For required exports and flow details, see [docs/form_abi.md](/docs/form_abi).

## Intersections

`Content` and `Interactive`:

- They share `render(...)`, but target different host paths.
- In single-component `qip run`, matching `Play` exports are handled as play first-frame output.

`Content` and `Tile`:

- If `tile_rgba32float_64x64` is exported, pipeline classification treats the component as `Tile`.
- Keep combined `Content+Tile` components only when you intentionally want tile classification.

## Hard Limits

This interface is the first layer of compatibility. A component should not assume unbounded
memory, long-running execution, host imports, filesystem access, network access,
or a larger runtime around it. See [Hard Limits](/docs/hard-limits) for the
runtime limits component authors should keep in mind after implementing the QIP
interface.

## Future Direction: Numeric Arrays And Tensors

QIP used to allow exporting `output_i32_cap`, but we removed it from the current alpha.

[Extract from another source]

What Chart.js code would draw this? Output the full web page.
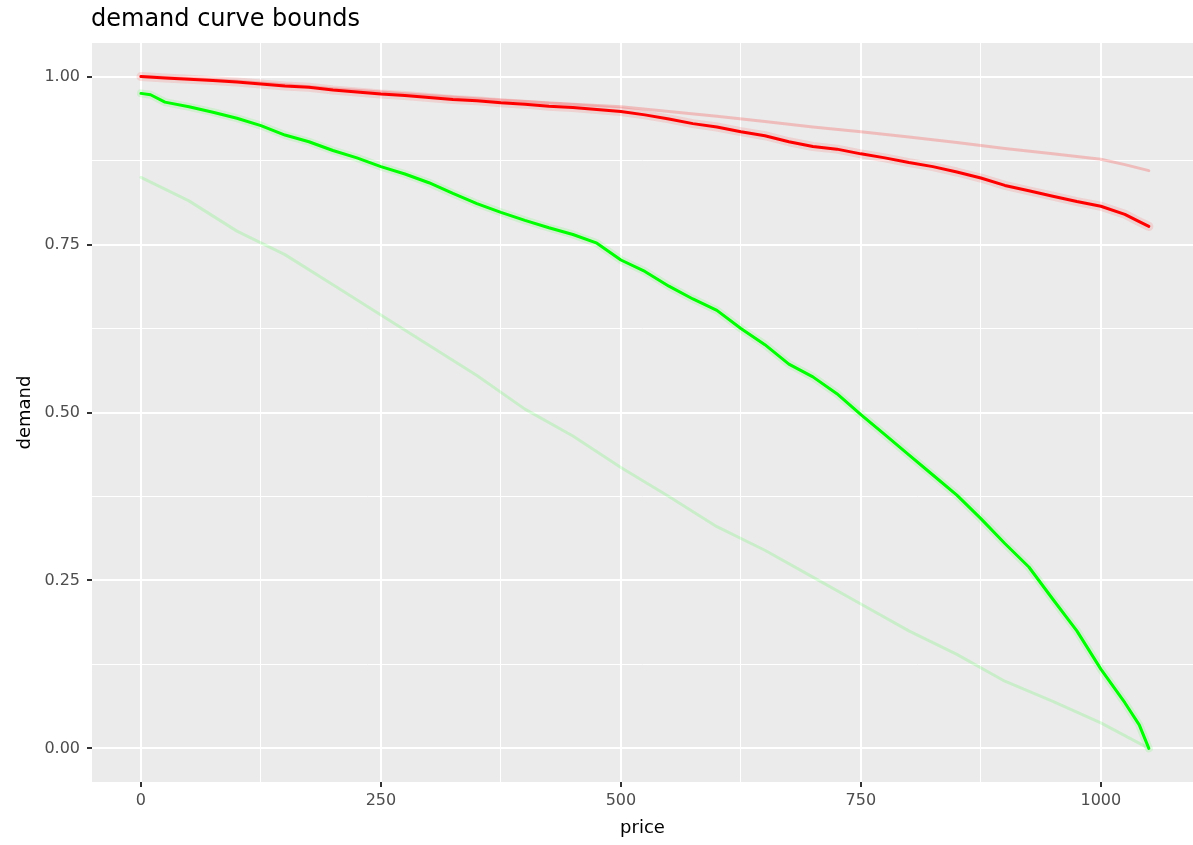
<!DOCTYPE html>
<html>
<head>
<meta charset="utf-8">
<script src="https://cdn.jsdelivr.net/npm/chart.js@4.4.1/dist/chart.umd.min.js"></script>
<style>
  html, body { margin: 0; padding: 0; background: #fff; }
  #wrap { width: 1193px; height: 845px; }
</style>
</head>
<body>
<div id="wrap"><canvas id="chart" width="1193" height="845"></canvas></div>
<script>
// demand curves (price -> demand)
var redPrice = [0, 25, 50, 75, 100, 125, 150, 175, 200, 225, 250, 275, 300, 325, 350, 375, 400, 425, 450, 475, 500,
    525, 550, 575, 600, 625, 650, 675, 700, 725, 750, 775, 800, 825, 850, 875, 900, 925, 950, 975, 1000, 1025, 1040, 1050];
var redDemand = [1.000, 0.998, 0.996, 0.994, 0.992, 0.989, 0.986, 0.984, 0.980, 0.977, 0.974, 0.972, 0.969, 0.966, 0.964,
    0.961, 0.959, 0.956, 0.954, 0.951, 0.948, 0.943, 0.937, 0.930, 0.925, 0.918, 0.912, 0.903, 0.896, 0.892, 0.885,
    0.879, 0.872, 0.866, 0.858, 0.849, 0.838, 0.830, 0.822, 0.814, 0.807, 0.795, 0.784, 0.777];

var paleRedPrice = [0, 50, 100, 150, 200, 250, 300, 350, 400, 450, 500, 550, 600, 650, 700, 750, 800, 850, 900, 950, 1000, 1025, 1050];
var paleRedDemand = [1.000, 0.997, 0.993, 0.988, 0.982, 0.977, 0.972, 0.967, 0.963, 0.959, 0.955, 0.948, 0.941, 0.933,
    0.925, 0.918, 0.910, 0.902, 0.893, 0.885, 0.877, 0.869, 0.860];

var greenPrice = [0, 10, 25, 50, 75, 100, 125, 150, 175, 200, 225, 250, 275, 300, 325, 350, 375, 400, 425, 450, 475, 500,
    525, 550, 575, 600, 625, 650, 675, 700, 725, 750, 775, 800, 825, 850, 875, 900, 925, 950, 975, 1000, 1025, 1040, 1050];
var greenDemand = [0.975, 0.973, 0.962, 0.955, 0.947, 0.938, 0.927, 0.913, 0.903, 0.890, 0.879, 0.866, 0.855, 0.842,
    0.826, 0.811, 0.798, 0.786, 0.775, 0.765, 0.752, 0.727, 0.710, 0.688, 0.669, 0.652, 0.625, 0.601, 0.572, 0.553,
    0.528, 0.497, 0.467, 0.437, 0.407, 0.377, 0.342, 0.305, 0.270, 0.222, 0.175, 0.118, 0.068, 0.035, 0.000];

var paleGreenPrice = [0, 50, 100, 150, 200, 250, 300, 350, 400, 450, 500, 550, 600, 650, 700, 750, 800, 850, 900, 950, 1000, 1050];
var paleGreenDemand = [0.850, 0.815, 0.770, 0.735, 0.690, 0.645, 0.600, 0.555, 0.505, 0.465, 0.418, 0.375, 0.330,
    0.295, 0.255, 0.215, 0.175, 0.140, 0.100, 0.070, 0.038, 0.000];

// axis ticks
var xMajor = [0, 250, 500, 750, 1000];
var xMinor = [125, 375, 625, 875];
var yMajor = [0, 0.25, 0.5, 0.75, 1];
var yMinor = [0.125, 0.375, 0.625, 0.875];
var yLabels = ["0.00", "0.25", "0.50", "0.75", "1.00"];

var FONT = "'DejaVu Sans', Verdana, sans-serif";

function pts(xs, ys) {
    return xs.map(function (x, i) { return { x: x, y: ys[i] }; });
}

function setTicks(majors, minors) {
    return function (scale) {
        var all = majors.concat(minors).sort(function (a, b) { return a - b; });
        scale.ticks = all.map(function (v) { return { value: v }; });
    };
}

function isMajor(majors, v) {
    return majors.indexOf(v) !== -1;
}

// grey ggplot-like panel + title
var panelBg = {
    id: "panelBg",
    beforeDraw: function (chart) {
        var a = chart.chartArea, ctx = chart.ctx;
        ctx.save();
        ctx.fillStyle = "#EBEBEB";
        ctx.fillRect(a.left, a.top, a.right - a.left, a.bottom - a.top);
        ctx.restore();
    },
    afterDraw: function (chart) {
        var ctx = chart.ctx;
        ctx.save();
        ctx.fillStyle = "#000000";
        ctx.font = "24px " + FONT;
        ctx.textBaseline = "alphabetic";
        ctx.fillText("demand curve bounds", chart.chartArea.left - 1, 26);
        ctx.restore();
    }
};

var ctx = document.getElementById("chart").getContext("2d");
var chart = new Chart(ctx, {
    type: "line",
    data: {
        datasets: [
            {
                data: pts(redPrice, redDemand),
                borderColor: "#FF0000",
                borderWidth: 3,
                order: 1
            },
            {
                data: pts(redPrice, redDemand),
                borderColor: "rgba(255, 60, 60, 0.15)",
                borderWidth: 9,
                order: 5
            },
            {
                data: pts(greenPrice, greenDemand),
                borderColor: "#00FF00",
                borderWidth: 3,
                order: 2
            },
            {
                data: pts(greenPrice, greenDemand),
                borderColor: "rgba(60, 255, 60, 0.15)",
                borderWidth: 8,
                order: 6
            },
            {
                data: pts(paleRedPrice, paleRedDemand),
                borderColor: "rgba(255, 0, 0, 0.2)",
                borderWidth: 3,
                order: 3
            },
            {
                data: pts(paleGreenPrice, paleGreenDemand),
                borderColor: "rgba(0, 255, 0, 0.14)",
                borderWidth: 3,
                order: 4
            }
        ]
    },
    options: {
        responsive: false,
        animation: false,
        layout: { padding: { top: 43, left: 0, right: 0, bottom: 0 } },
        elements: {
            point: { radius: 0 },
            line: { tension: 0, borderCapStyle: "round", borderJoinStyle: "round" }
        },
        plugins: {
            legend: { display: false },
            title: { display: false },
            tooltip: { enabled: false }
        },
        scales: {
            x: {
                type: "linear",
                min: -51,
                max: 1096,
                afterBuildTicks: setTicks(xMajor, xMinor),
                afterFit: function (scale) { scale.height = 63; },
                border: { display: false },
                grid: {
                    color: "#FFFFFF",
                    lineWidth: function (c) { return isMajor(xMajor, c.tick.value) ? 2 : 1; },
                    tickColor: function (c) { return isMajor(xMajor, c.tick.value) ? "#333333" : "rgba(0,0,0,0)"; },
                    tickLength: 5,
                    drawTicks: true
                },
                ticks: {
                    autoSkip: false,
                    maxRotation: 0,
                    padding: 4,
                    color: "#4D4D4D",
                    font: { family: FONT, size: 16 },
                    callback: function (v) { return isMajor(xMajor, v) ? String(v) : ""; }
                },
                title: {
                    display: true,
                    text: "price",
                    color: "#000000",
                    font: { family: FONT, size: 18 },
                    padding: { top: 0, bottom: 6 }
                }
            },
            y: {
                type: "linear",
                min: -0.05,
                max: 1.05,
                afterBuildTicks: setTicks(yMajor, yMinor),
                afterFit: function (scale) { scale.width = 92; },
                border: { display: false },
                grid: {
                    color: "#FFFFFF",
                    lineWidth: function (c) { return isMajor(yMajor, c.tick.value) ? 2 : 1; },
                    tickColor: function (c) { return isMajor(yMajor, c.tick.value) ? "#333333" : "rgba(0,0,0,0)"; },
                    tickLength: 5,
                    drawTicks: true
                },
                ticks: {
                    autoSkip: false,
                    padding: 7,
                    color: "#4D4D4D",
                    font: { family: FONT, size: 16 },
                    callback: function (v) {
                        var i = yMajor.indexOf(v);
                        return i !== -1 ? yLabels[i] : "";
                    }
                },
                title: {
                    display: true,
                    text: "demand",
                    color: "#000000",
                    font: { family: FONT, size: 18 },
                    padding: { top: 15, bottom: 0 }
                }
            }
        }
    },
    plugins: [panelBg]
});
</script>
</body>
</html>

The potential approach is array-shaped data: byte histograms, RGB histograms, line-offset tables, batched CRC results, image masks, label matrices, and quantized spectra. Those outputs are naturally numeric collections, not strings of bytes that happen to contain numbers.

When we revisit this, we should separate three concerns:

- Element type: `i32`, `u8`, `f32`, or a SIMD lane type.
- Logical shape: rank and dimensions, such as `[256]`, `[3, 256]`, or `[height, width, bands]`.
- Physical layout: dense row-major by default, with room for strides, row alignment, tiling, or planar/interleaved choices later.

Mojo is useful prior art here because it treats scalar numerics as one-lane SIMD values while keeping tensor shape separate from memory layout. That points to a better QIP design than a one-off `i32[]`: start with SIMD-aware element types, then make shape and layout explicit enough for hosts and compilers to optimize without guessing.